TASK STATEMENT >> Pictures in the entries below are to be left out; otherwise, reproduce exactly the lines from the first through the line containing "0.1, 0.2, 1.1, 0.9, 0.7, 0.5, 0.3, 0.5, 0.4, 0.2]".

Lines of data
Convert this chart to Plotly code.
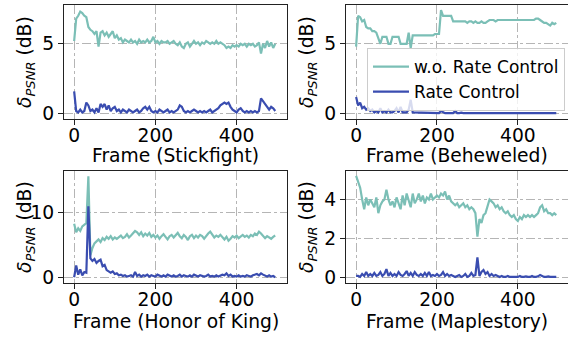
import plotly.graph_objects as go

frames = list(range(0, 500, 5))

stick_wo = [5.2, 6.8, 7.0, 7.3, 7.2, 7.0, 6.9, 6.2, 6.0, 5.9,
            5.7, 5.9, 4.8, 5.8, 5.9, 5.6, 5.8, 5.5, 5.7, 5.9,
            5.4, 5.6, 5.3, 5.4, 5.1, 5.3, 5.2, 5.1, 5.3, 5.1,
            5.2, 5.0, 5.3, 5.1, 5.2, 5.1, 5.3, 5.1, 5.2, 5.5,
            5.1, 5.2, 5.0, 5.2, 5.1, 5.1, 5.2, 5.0, 5.1, 5.2,
            5.0, 4.9, 5.1, 4.8, 4.7, 5.0, 5.1, 4.8, 5.0, 5.2,
            5.0, 5.1, 4.9, 5.1, 5.0, 5.2, 5.1, 5.0, 5.1, 5.0,
            5.2, 5.0, 5.1, 5.0, 4.9, 4.7, 4.8, 4.7, 4.9, 4.8,
            4.9, 4.8, 5.0, 4.9, 5.0, 4.8, 5.0, 4.9, 5.0, 4.8,
            4.9, 5.1, 4.3, 5.0, 4.7, 5.2, 4.8, 5.1, 4.7, 5.0]
stick_rc = [1.6, 0.2, 0.1, 0.3, 0.1, 0.2, 0.8, 0.6, 0.2, 0.3,
            0.1, 0.4, 0.1, 0.7, 0.5, 0.7, 0.3, 0.6, 0.2, 0.4,
            0.5, 0.2, 0.3, 0.1, 0.3, 0.2, 0.1, 0.3, 0.2, 0.1,
            0.2, 0.3, 0.1, 0.2, 0.4, 0.5, 0.3, 0.5, 0.2, 0.1,
            0.2, 0.1, 0.3, 0.2, 0.1, 0.2, 0.3, 0.1, 0.2, 0.1,
            0.2, 0.3, 0.6, 0.5, 0.2, 0.1, 0.2, 0.1, 0.2, 0.3,
            0.2, 0.1, 0.2, 0.1, 0.2, 0.1, 0.2, 0.3, 0.1, 0.2,
            0.3, 0.4, 0.6, 0.7, 0.8, 0.7, 0.8, 0.5, 0.3, 0.2,
            0.1, 0.3, 0.4, 0.2, 0.1, 0.2, 0.1, 0.2, 0.1, 0.2,
            0.1, 0.2, 1.1, 0.9, 0.7, 0.5, 0.3, 0.5, 0.4, 0.2]

bej_wo = [4.8, 7.0, 6.9, 6.6, 6.7, 6.2, 6.1, 6.1, 5.9, 5.9,
          5.8, 5.4, 5.0, 5.5, 5.5, 5.5, 5.0, 5.0, 5.5, 5.5,
          5.5, 5.5, 5.0, 5.0, 5.0, 5.0, 5.8, 4.7, 5.6, 5.6,
          5.6, 5.6, 5.6, 5.6, 5.6, 5.6, 5.6, 5.6, 5.6, 5.7,
          5.7, 5.7, 7.4, 7.0, 7.0, 7.0, 7.0, 7.0, 6.6, 6.6,
          6.6, 6.6, 6.6, 6.6, 6.6, 6.5, 6.6, 6.6, 6.5, 6.6,
          6.5, 6.5, 6.6, 6.5, 6.5, 6.6, 6.7, 6.7, 6.7, 6.6,
          6.7, 6.7, 6.7, 6.7, 6.7, 6.7, 6.7, 6.7, 6.7, 6.7,
          6.7, 6.7, 6.7, 6.7, 6.7, 6.7, 6.7, 6.7, 6.7, 6.8,
          6.8, 6.7, 6.6, 6.5, 6.5, 6.4, 6.3, 6.5, 6.4, 6.5]
bej_rc = [1.2, 0.6, 0.8, 0.4, 0.5, 0.3, 0.4, 0.2, 0.3, 0.1,
          0.2, 0.1, 0.4, 0.1, 0.2, 0.1, 0.3, 0.1, 0.1, 0.2,
          0.4, 0.1, 0.5, 0.1, 0.1, 0.1, 0.3, 1.0, 0.1, 0.1,
          0.05, 0.1, 0.05, 0.05, 0.1, 0.05, 0.05, 0.1, 0.05, 0.05,
          0.1, 0.05, 0.2, 0.1, 0.05, 0.05, 0.05, 0.1, 0.05, 0.2,
          0.05, 0.05, 0.08, 0.05, 0.05, 0.1, 0.05, 0.05, 0.08, 0.05,
          0.05, 0.1, 0.05, 0.05, 0.08, 0.05, 0.05, 0.1, 0.05, 0.05,
          0.08, 0.05, 0.05, 0.1, 0.05, 0.05, 0.08, 0.05, 0.05, 0.1,
          0.05, 0.05, 0.08, 0.05, 0.05, 0.1, 0.05, 0.05, 0.08, 0.05,
          0.05, 0.1, 0.05, 0.05, 0.08, 0.05, 0.05, 0.05, 0.05, 0.05]

hok_wo = [8.3, 7.0, 7.6, 7.2, 7.9, 8.1, 8.4, 15.6, 3.5, 4.6,
          5.3, 5.6, 5.9, 5.5, 6.1, 5.8, 6.3, 6.0, 6.4, 5.9,
          6.2, 6.0, 6.3, 6.5, 6.1, 6.3, 6.7, 6.2, 6.5, 6.8,
          7.2, 7.0, 6.6, 7.0, 6.4, 6.8, 6.5, 6.9, 6.3, 6.6,
          6.2, 6.5, 6.0, 6.4, 6.7, 6.3, 5.9, 6.4, 6.6, 6.2,
          6.5, 6.9, 6.4, 6.1, 6.6, 6.3, 5.8, 6.4, 6.6, 6.1,
          6.5, 6.2, 6.6, 6.4, 6.0, 6.5, 6.8, 7.1, 6.6, 6.2,
          6.5, 6.3, 6.6, 6.2, 5.9, 6.3, 5.7, 6.0, 6.4, 6.2,
          6.5, 6.1, 6.4, 6.6, 6.3, 6.5, 6.2, 6.6, 6.4, 6.8,
          6.6, 7.1, 6.8, 6.4, 6.1, 6.4, 6.2, 6.0, 6.3, 6.5]
hok_rc = [0.1, 1.9, 0.5, 1.3, 0.4, 0.9, 0.8, 11.0, 3.0, 2.6,
          2.9, 2.3, 2.6, 2.8, 1.8, 2.0, 1.2, 1.0, 0.8, 1.0,
          0.6, 0.7, 0.4, 0.5, 0.3, 0.4, 0.2, 0.3, 0.4, 0.2,
          0.9, 0.3, 0.5, 0.2, 0.4, 0.3, 0.5, 0.2, 0.4, 0.3,
          0.2, 0.5, 0.3, 0.2, 0.4, 0.2, 0.5, 0.3, 0.2, 0.4,
          0.2, 0.3, 0.5, 0.2, 0.4, 0.3, 0.2, 0.4, 0.2, 0.5,
          0.3, 0.2, 0.4, 0.3, 0.2, 0.3, 0.5, 0.2, 0.3, 0.2,
          0.4, 0.2, 0.3, 0.5, 0.4, 0.7, 0.3, 0.5, 0.2, 0.3,
          0.2, 0.4, 0.2, 0.3, 0.2, 0.4, 0.3, 0.2, 0.4, 0.5,
          0.6, 0.4, 0.7, 0.5, 0.3, 0.2, 0.4, 0.2, 0.3, 0.1]

maple_wo = [5.2, 4.9, 4.6, 4.0, 3.5, 4.1, 3.7, 4.0, 3.8, 3.6,
            4.1, 3.3, 3.7, 3.9, 4.0, 4.5, 4.0, 3.7, 3.9, 3.6,
            4.1, 3.8, 3.5, 4.2, 3.7, 4.3, 3.9, 3.6, 4.3, 3.8,
            4.0, 4.3, 3.9, 4.2, 3.8, 4.1, 4.0, 4.3, 4.0, 4.1,
            4.2, 4.1, 4.3, 4.2, 4.4, 4.0, 4.2, 3.9, 3.8, 3.7,
            3.8, 3.6, 3.7, 3.8, 3.6, 3.7, 3.5, 3.6, 3.5, 3.3,
            2.1, 3.0, 2.8, 3.2, 3.3, 3.7, 4.0, 3.9, 3.8, 3.6,
            3.7, 3.5, 3.6, 3.4, 3.3, 3.4, 3.2, 3.1, 3.2, 3.0,
            2.9, 3.1, 3.0, 3.2, 3.1, 3.2, 3.1, 3.2, 3.1, 3.2,
            3.3, 3.6, 3.7, 3.4, 3.5, 3.3, 3.3, 3.2, 3.3, 3.2]
maple_rc = [0.1, 0.1, 0.05, 0.2, 0.1, 0.3, 0.1, 0.2, 0.1, 0.25,
            0.1, 0.15, 0.3, 0.1, 0.2, 0.45, 0.1, 0.25, 0.1, 0.2,
            0.1, 0.3, 0.15, 0.1, 0.2, 0.35, 0.1, 0.25, 0.1, 0.3,
            0.15, 0.1, 0.2, 0.1, 0.25, 0.1, 0.3, 0.1, 0.15, 0.1,
            0.2, 0.1, 0.15, 0.3, 0.1, 0.2, 0.1, 0.15, 0.1, 0.05,
            0.1, 0.15, 0.05, 0.1, 0.2, 0.05, 0.1, 0.25, 0.1, 0.15,
            1.05, 0.1, 0.3, 0.4, 0.2, 0.3, 0.1, 0.2, 0.1, 0.15,
            0.1, 0.05, 0.1, 0.05, 0.05, 0.1, 0.05, 0.05, 0.08, 0.05,
            0.05, 0.1, 0.05, 0.05, 0.08, 0.05, 0.05, 0.1, 0.05, 0.05,
            0.08, 0.15, 0.1, 0.05, 0.05, 0.08, 0.05, 0.05, 0.05, 0.05]

game_names = ["Stickfight", "Beheweled", "Honor of King", "Maplestory"]
series_wo = [stick_wo, bej_wo, hok_wo, maple_wo]
series_rc = [stick_rc, bej_rc, hok_rc, maple_rc]
y_ranges = [[-0.37, 7.77], [-0.37, 7.77], [-0.78, 16.4], [-0.26, 5.45]]
y_ticks = [[0, 5], [0, 5], [0, 10], [0, 2, 4]]
legend_names = ["w.o. Rate Control", "Rate Control"]

W, H = 568, 337
TEAL = "#7bbfb6"
BLUE = "#3a4db0"
FONT = "DejaVu Sans"
FS = 18.7

# pixel boxes: (left, right, top, bottom)
boxes = [(64, 287, 5, 119), (346, 568, 5, 119),
         (64, 287, 171, 283), (346, 568, 171, 283)]

fig = go.Figure()
layout = dict(
    width=W, height=H, margin=dict(l=0, r=0, t=0, b=0),
    paper_bgcolor="white", plot_bgcolor="white",
    font=dict(family=FONT, size=FS, color="black"),
    showlegend=True,
    legend=dict(x=367 / W, y=1 - 48 / H, xanchor="left", yanchor="top",
                bgcolor="rgba(255,255,255,0.8)", bordercolor="#cccccc",
                borderwidth=1, font=dict(size=17, family=FONT),
                tracegroupgap=0, itemwidth=36),
)
annotations = []
for i in range(4):
    l, r, t, b = boxes[i]
    xa = "xaxis" if i == 0 else f"xaxis{i+1}"
    ya = "yaxis" if i == 0 else f"yaxis{i+1}"
    xr = "x" if i == 0 else f"x{i+1}"
    yr = "y" if i == 0 else f"y{i+1}"
    common = dict(showline=True, mirror=True, linecolor="#222222", linewidth=1,
                  ticks="outside", ticklen=5, tickwidth=1, tickcolor="#222222",
                  showgrid=True, gridcolor="#b5b5b5", griddash="dashdot", gridwidth=1,
                  zeroline=False, automargin=False,
                  tickfont=dict(size=FS, family=FONT, color="black"))
    layout[xa] = dict(domain=[l / W, r / W], range=[-25, 524], anchor=yr,
                      tickvals=[0, 200, 400], ticklabelstandoff=-5, **common)
    layout[ya] = dict(domain=[1 - b / H, 1 - t / H], range=y_ranges[i], anchor=xr,
                      tickvals=y_ticks[i], **common)
    fig.add_trace(go.Scatter(x=frames[:len(series_wo[i])], y=series_wo[i], mode="lines",
                             line=dict(color=TEAL, width=2.2), name=legend_names[0],
                             showlegend=(i == 1), xaxis=xr, yaxis=yr))
    fig.add_trace(go.Scatter(x=frames[:len(series_rc[i])], y=series_rc[i], mode="lines",
                             line=dict(color=BLUE, width=2.2), name=legend_names[1],
                             showlegend=(i == 1), xaxis=xr, yaxis=yr))
    annotations.append(dict(text=f"Frame ({game_names[i]})", xref="paper", yref="paper",
                            x=(l + r) / 2 / W, y=1 - (155 if i < 2 else 321) / H,
                            xanchor="center", yanchor="middle", showarrow=False,
                            font=dict(size=FS, family=FONT, color="black")))
    annotations.append(dict(text="<i>δ</i><sub><i>PSNR</i></sub> (dB)", xref="paper", yref="paper",
                            x=(l - 38) / W, y=1 - ((t + b) / 2) / H,
                            xanchor="center", yanchor="middle", showarrow=False, textangle=-90,
                            font=dict(size=FS, family=FONT, color="black")))
layout["annotations"] = annotations
fig.update_layout(**layout)
fig.write_html("out.html", config={"displayModeBar": False},
               post_script="document.body.style.margin='0';document.body.style.overflow='hidden';")
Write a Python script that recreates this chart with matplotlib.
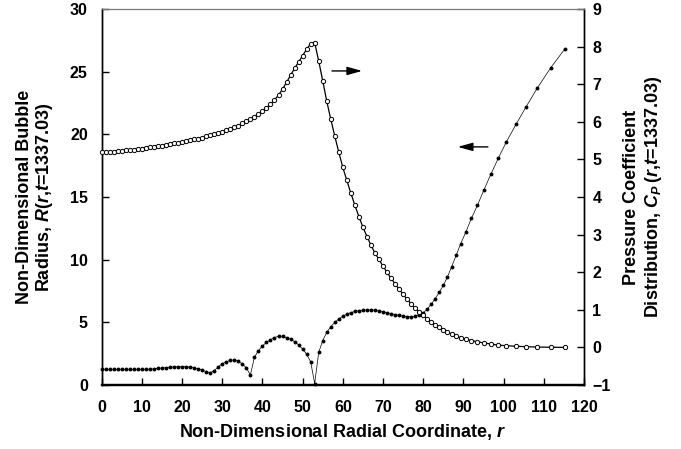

RESPONSE >>
Convert this chart to Plotly code.
import plotly.graph_objects as go

frames = list(range(0, 500, 5))

stick_wo = [5.2, 6.8, 7.0, 7.3, 7.2, 7.0, 6.9, 6.2, 6.0, 5.9,
            5.7, 5.9, 4.8, 5.8, 5.9, 5.6, 5.8, 5.5, 5.7, 5.9,
            5.4, 5.6, 5.3, 5.4, 5.1, 5.3, 5.2, 5.1, 5.3, 5.1,
            5.2, 5.0, 5.3, 5.1, 5.2, 5.1, 5.3, 5.1, 5.2, 5.5,
            5.1, 5.2, 5.0, 5.2, 5.1, 5.1, 5.2, 5.0, 5.1, 5.2,
            5.0, 4.9, 5.1, 4.8, 4.7, 5.0, 5.1, 4.8, 5.0, 5.2,
            5.0, 5.1, 4.9, 5.1, 5.0, 5.2, 5.1, 5.0, 5.1, 5.0,
            5.2, 5.0, 5.1, 5.0, 4.9, 4.7, 4.8, 4.7, 4.9, 4.8,
            4.9, 4.8, 5.0, 4.9, 5.0, 4.8, 5.0, 4.9, 5.0, 4.8,
            4.9, 5.1, 4.3, 5.0, 4.7, 5.2, 4.8, 5.1, 4.7, 5.0]
stick_rc = [1.6, 0.2, 0.1, 0.3, 0.1, 0.2, 0.8, 0.6, 0.2, 0.3,
            0.1, 0.4, 0.1, 0.7, 0.5, 0.7, 0.3, 0.6, 0.2, 0.4,
            0.5, 0.2, 0.3, 0.1, 0.3, 0.2, 0.1, 0.3, 0.2, 0.1,
            0.2, 0.3, 0.1, 0.2, 0.4, 0.5, 0.3, 0.5, 0.2, 0.1,
            0.2, 0.1, 0.3, 0.2, 0.1, 0.2, 0.3, 0.1, 0.2, 0.1,
            0.2, 0.3, 0.6, 0.5, 0.2, 0.1, 0.2, 0.1, 0.2, 0.3,
            0.2, 0.1, 0.2, 0.1, 0.2, 0.1, 0.2, 0.3, 0.1, 0.2,
            0.3, 0.4, 0.6, 0.7, 0.8, 0.7, 0.8, 0.5, 0.3, 0.2,
            0.1, 0.3, 0.4, 0.2, 0.1, 0.2, 0.1, 0.2, 0.1, 0.2,
            0.1, 0.2, 1.1, 0.9, 0.7, 0.5, 0.3, 0.5, 0.4, 0.2]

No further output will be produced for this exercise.